En el pensamiento náhuatl y maya, como en el de muchos otros pueblos del mundo, el perro ha sido el guía de los espíritus de los muertos hacia el inframundo, lo que se conoce como psicopompo. Ha sido el compañero inseparable de los hombres no sólo en la vida, sino también en la enfermedad y en la muerte. Algo que aprovecharon los hombres prehispánicos es el calor excepcional de los xoloitzcuintlis, lo que se expresa en las figurillas de barro de Occidente que representan hombres enfermos o moribundos acostados en una cama con uno o dos perritos en sus piernas, tal vez protegiéndolos del frío de las reumas o de la muerte. Asimismo, por su gran sensibilidad y capacidades, se les ha adjudicado poderes que los seres humanos no tienen. Dice don Lauro Conde, nahua de Tepoztlán, Morelos: “Los perros ven muy bien de noche a las almas que salen de los cuerpos cuando éstos duermen, por eso aúllan”. Según estas creencias, si los perros pueden ver a las almas cuando el hombre duerme, también pueden verlas cuando se separan del cuerpo en la muerte. En realidad, los perros no ven muy bien, pero tienen un olfato mucho más desarrollado que los humanos –ahora se sabe que pueden detectar hasta el cáncer– y siempre están alertas cuidando a sus amos; es bien conocido el hecho de que los perros hacen guardia sobre la tumba de sus amos, olvidándose de comer, y a veces hasta mueren. Eso, y su relación simbólica con la oscuridad, explican por qué se consideró universalmente al perro como conductor del alma al reino de la muerte.
Los nahuas y los mayas pensaban que cuando el espíritu del muerto llegaba al gran río del inframundo, encontraba al de su perro y montaba sobre su lomo para atravesarlo y llegar al recinto del dios de la muerte; por ello, sacrificaban al perro del difunto y muchas veces lo enterraban con él. Es ilustrativa de este concepto una imagen del Códice Laud, p. 26, que muestra al espíritu del muerto llegando hasta Mictlantecuhtli, la deidad de la muerte, al lado del espíritu de su perro; éste es claramente un xoloitzcuintli, pues salvo un mechón de pelo sobre el lomo (que muchas veces tienen esos perros), es pelón. Ambos hacen una ofrenda de papel al dios. Los textos afirman que cuando llegaba ese momento, al final de un largo y peligroso camino, los espíritus morían definitivamente.
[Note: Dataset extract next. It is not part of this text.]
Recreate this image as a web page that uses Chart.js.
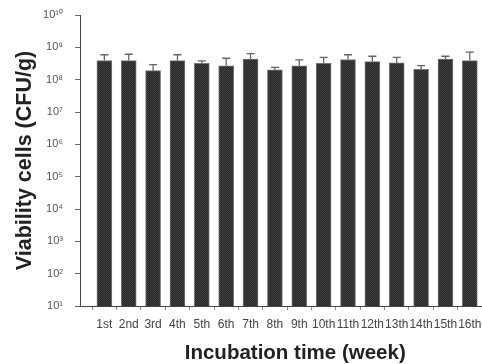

Cuando el cuerpo de un guerrero quedaba en el campo de batalla, se hacía un bulto mortuorio simbólico durante cuatro años después de la muerte, el cual llevaba colgada sobre el pecho la imagen de un perro, a manera de pectoral. Éste se llamaba xolocózcatl, lo cual revela que el perro acompañante era un xoloitzcuintli. Así lo vemos en la p. 72 del Códice Magliabecchiano.
Tomado de Mercedes De la Garza, “El carácter sagrado del xoloitzcuintli entre los nahuas y los mayas”, Arqueología Mexicana, núm. 125, pp. 58-63.